Not everything spoken in passing is meant to be forgotten.
- “I swear the well water's turning people strange — my brother hasn’t blinked in two days.”
- “She came out of the woods covered in ivy and humming something older than the wind.”
- “You didn’t hear it from me, but the tax collector bleeds silver when he’s cut.”
- “The moon’s been wrong lately. Like it’s watching us instead of rising.”
- “You ever seen a man laugh while turning to salt? I have. Once.”
- “They say the priest’s shadow walks ahead of him now.”
- “There’s a door in the basement that wasn’t there last week. And something behind it keeps knocking.”
- “My uncle left to hunt a boar, came back with a crown and no memory.”
- “Don’t eat the apples past the ridge. They whisper your secrets while you sleep.”
- “He didn’t drown. The lake just… kept him.”
- “I saw the sky crack open, just a little. Like a tear in a curtain.”
- “The boy’s drawings match carvings found in ruins a thousand miles away.”
- “She knits with thread she pulls from her dreams.”
- “I caught a fish that coughed up coins with the queen’s face — and she’s been dead for forty years.”
- “The new mayor doesn’t cast a reflection. Or so says the mirror-maker.”
- “Last night the stars blinked out for a minute. I counted. One full minute of nothing.”
- “The hanged man’s body was gone by dawn. Just a rope and a few feathers left.”
- “The librarian speaks fluent languages that don’t exist.”
- “They found her combing the river’s hair.”
- “The old witch is gone — but her laugh still echoes from the stove.”
- “He’s not a bard, he’s a memory thief. He sings, and you forget.”
- “That scar? I got it in a dream, and woke up bleeding.”
- “There’s a cat in the village who knows your name before you say it.”
- “He bought the inn with a single coin that no one can remember.”
- “She only paints in blue — says that’s the color ghosts wear.”
- “He’s digging under the bakery. Says he’s looking for a bell that rings backward.”
- “I saw the statue blink. Then cry.”
- “Her song stitched my wound shut. But now it sings too.”
- “They buried him in stone. Two days later, he knocked politely to be let out.”
- “The merchant sells time. Tiny hourglasses, already half empty.”

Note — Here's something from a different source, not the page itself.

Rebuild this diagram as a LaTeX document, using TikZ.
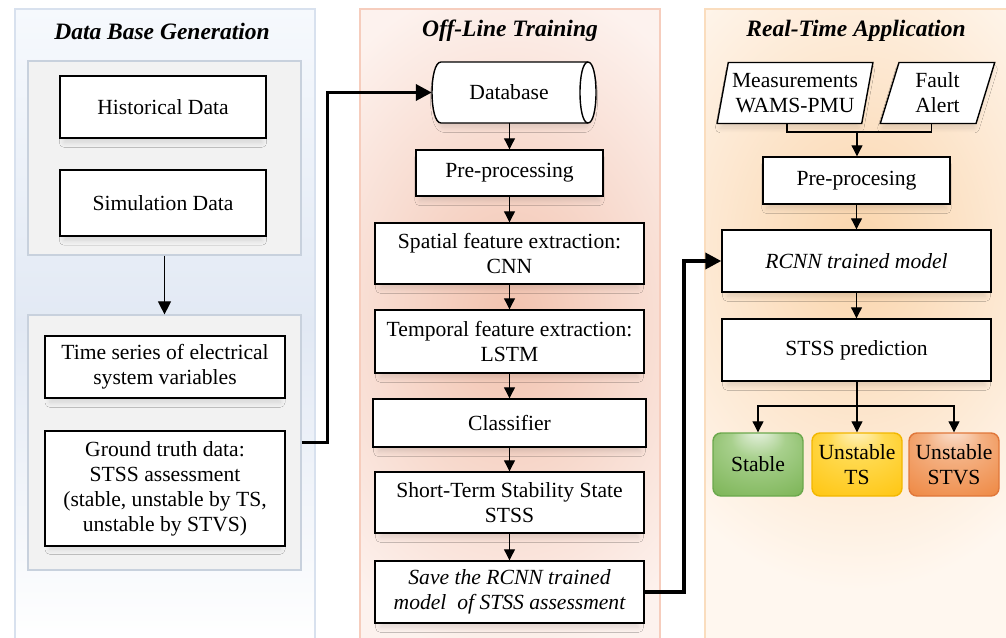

- “A child was born with teeth — and a tiny map tattooed across his back.”
- “His echo’s been arriving before he speaks.”
- “There’s a man in the mountains who trades secrets for scars.”
- “She vanished while laughing. The echo’s still here.”
- “A wandering knight left behind a blade that hums only at night.”
- “Every dog in the village barked once, in unison, then went silent for a day.”
- “He talks to the fire. It answers in sighs.”
- “The windmill turns only when the moon is full — and it grinds no grain.”
- “The village idiot solved a puzzle scholars died trying to decipher.”
- “The bridge was never built. And yet we cross it every day.”
- “She wore a ring of frost. In midsummer.”
- “His grave was empty, but a second shadow walks his widow home each night.”
- “A bard wandered through town singing names no one remembered — until they did.”
- “She smiles, but her eyes belong to someone else.”
- “He collects broken promises like trinkets. Says he’ll trade them in someday.”
- “There’s a whisper in the well. Some say it tells the future, some say it lies.”
- “The clock tower struck thirteen once. No one speaks of what happened next.”
- “He carries a key. No lock. Just the key.”
- “You ever met a man who claims to be your future self? I have. Twice.”
- “Something watches from the scarecrow. Not through — *from*.”
- “There’s a village that appears only during storms. And only if you’re lost.”
Some voices carry more than words — they carry the weight of forgotten truths.